Before you go trekking with gorillas in East Africa, you should know how to survive a gorilla attack. Gorillas, and specifically the mountain gorilla sub-species are the world’s largest living primates, which can weigh more than 400 pounds and a height of 6ft. tall when standing on two legs.
Mountain gorillas are known to dwell within the jungles of East and central Africa, where the tropical forests of central Africa intercept with undulating Savannah of the Eastern Africa. Uganda is a famed gorilla habitat with over 50% population of world’s total mountain gorillas surviving in its 4 distinct regions. This is followed by Rwanda which is home to more than quarter of world’s mountain gorilla population and D.R. Congo which has only ten mountain gorilla families well habituated for trekking purposes.
Despite their immense energy, mountain gorillas are known to be one of the most peaceful animals, until they’re disturbed or stressed – more Koko and less King Kong. The strength of one mature silverback is equivalent to the strength of 4 – 6 men combined. Silverbacks use this energy to defend their families against any threats, attacks and any other possible danger, but not necessarily to attack visitors.
Mountain gorillas are naturally shy animals, and they tend to keep their face away from direct contact with their visitors; therefore, it is on rare and unfortunate instances that a gorilla can attack a visitor.
When does a mountain gorilla gets upset?
A mountain gorilla is primarily a reserved and calm creature, but can charge any time it senses danger. Gorillas portray this discomfort by first making several threats – grunts and loud hoots.
The threats escalate into aggression and violent attacks, coupled with hitting its chest and standing on its hind limbs. At this stage if no action is taken, as may be advised by your ranger guides, a gorilla will charge aggressively, followed by strikes, brutal bites, scratches and can grab ones leg and drag them away.
What to do when a gorilla charges?
Be submissive.

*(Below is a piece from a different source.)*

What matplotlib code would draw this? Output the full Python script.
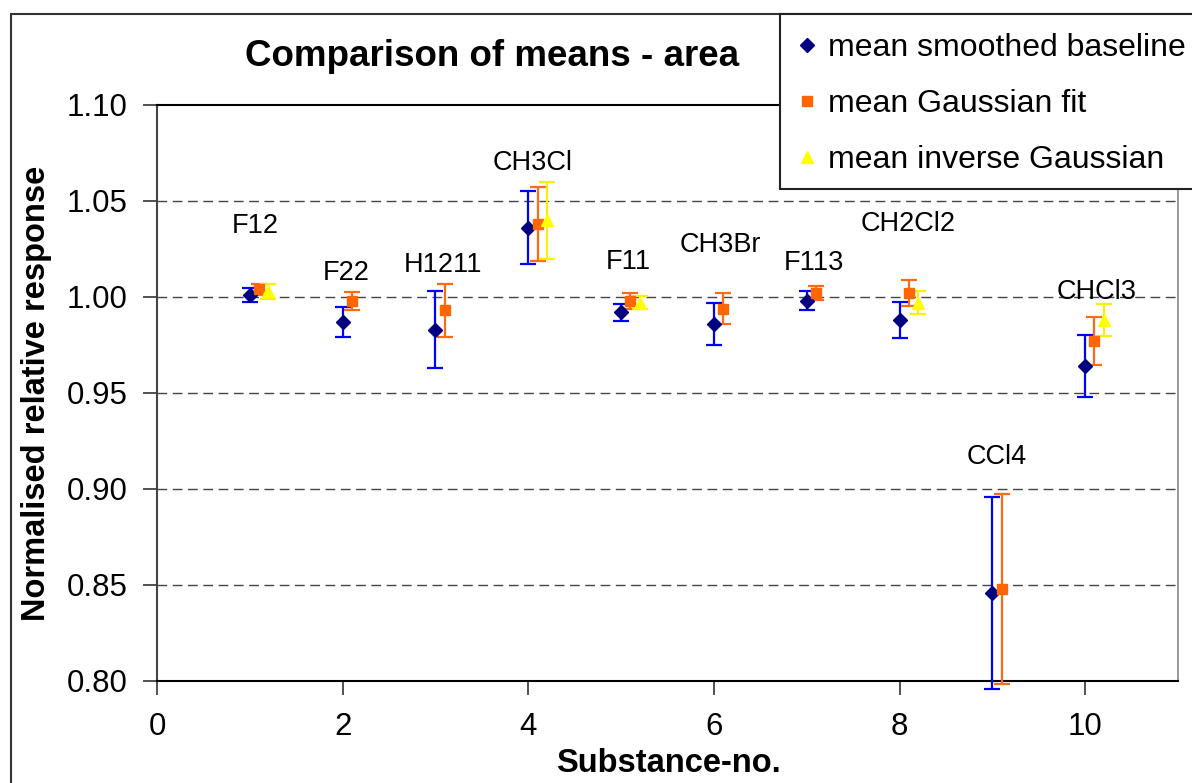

Always remain submissive and passive when a gorilla attempts to charge at you. Do not raise your voice or raise your arms, as this will alert the charged gorilla that you are ready for a fight.
Learn gorilla behaviors before the encounter. Read a few journals and online articles about behaviors and lifestyle of mountain gorillas and how to avoid the attacks. One of the main characters of a mountain gorilla is shyness, and looking directly in its eyes maybe dangerous. Always when amidst a gorilla family, pretend to look disinterested or look away to minimize chances of gorilla attacks and charges.
If possible, crouch down. When a gorilla looks disinterested in your presence or charges, attempt to crouch down and look small; the gorilla may think you’re one of them or may decide to just ignore.
Keep calm, and do not react. A mountain gorilla may get close to you or even grab you in a playful manner; do not miss-interpret this gesture as though it’s an attack. When such a thing happens, remain calm and friendly. Screaming or even scaring away the gorilla may be aggressive and even an attack. Fortunately, gorillas are naturally friendly beings, calm and do not pose any threats unless it is in defense against provocations and threats.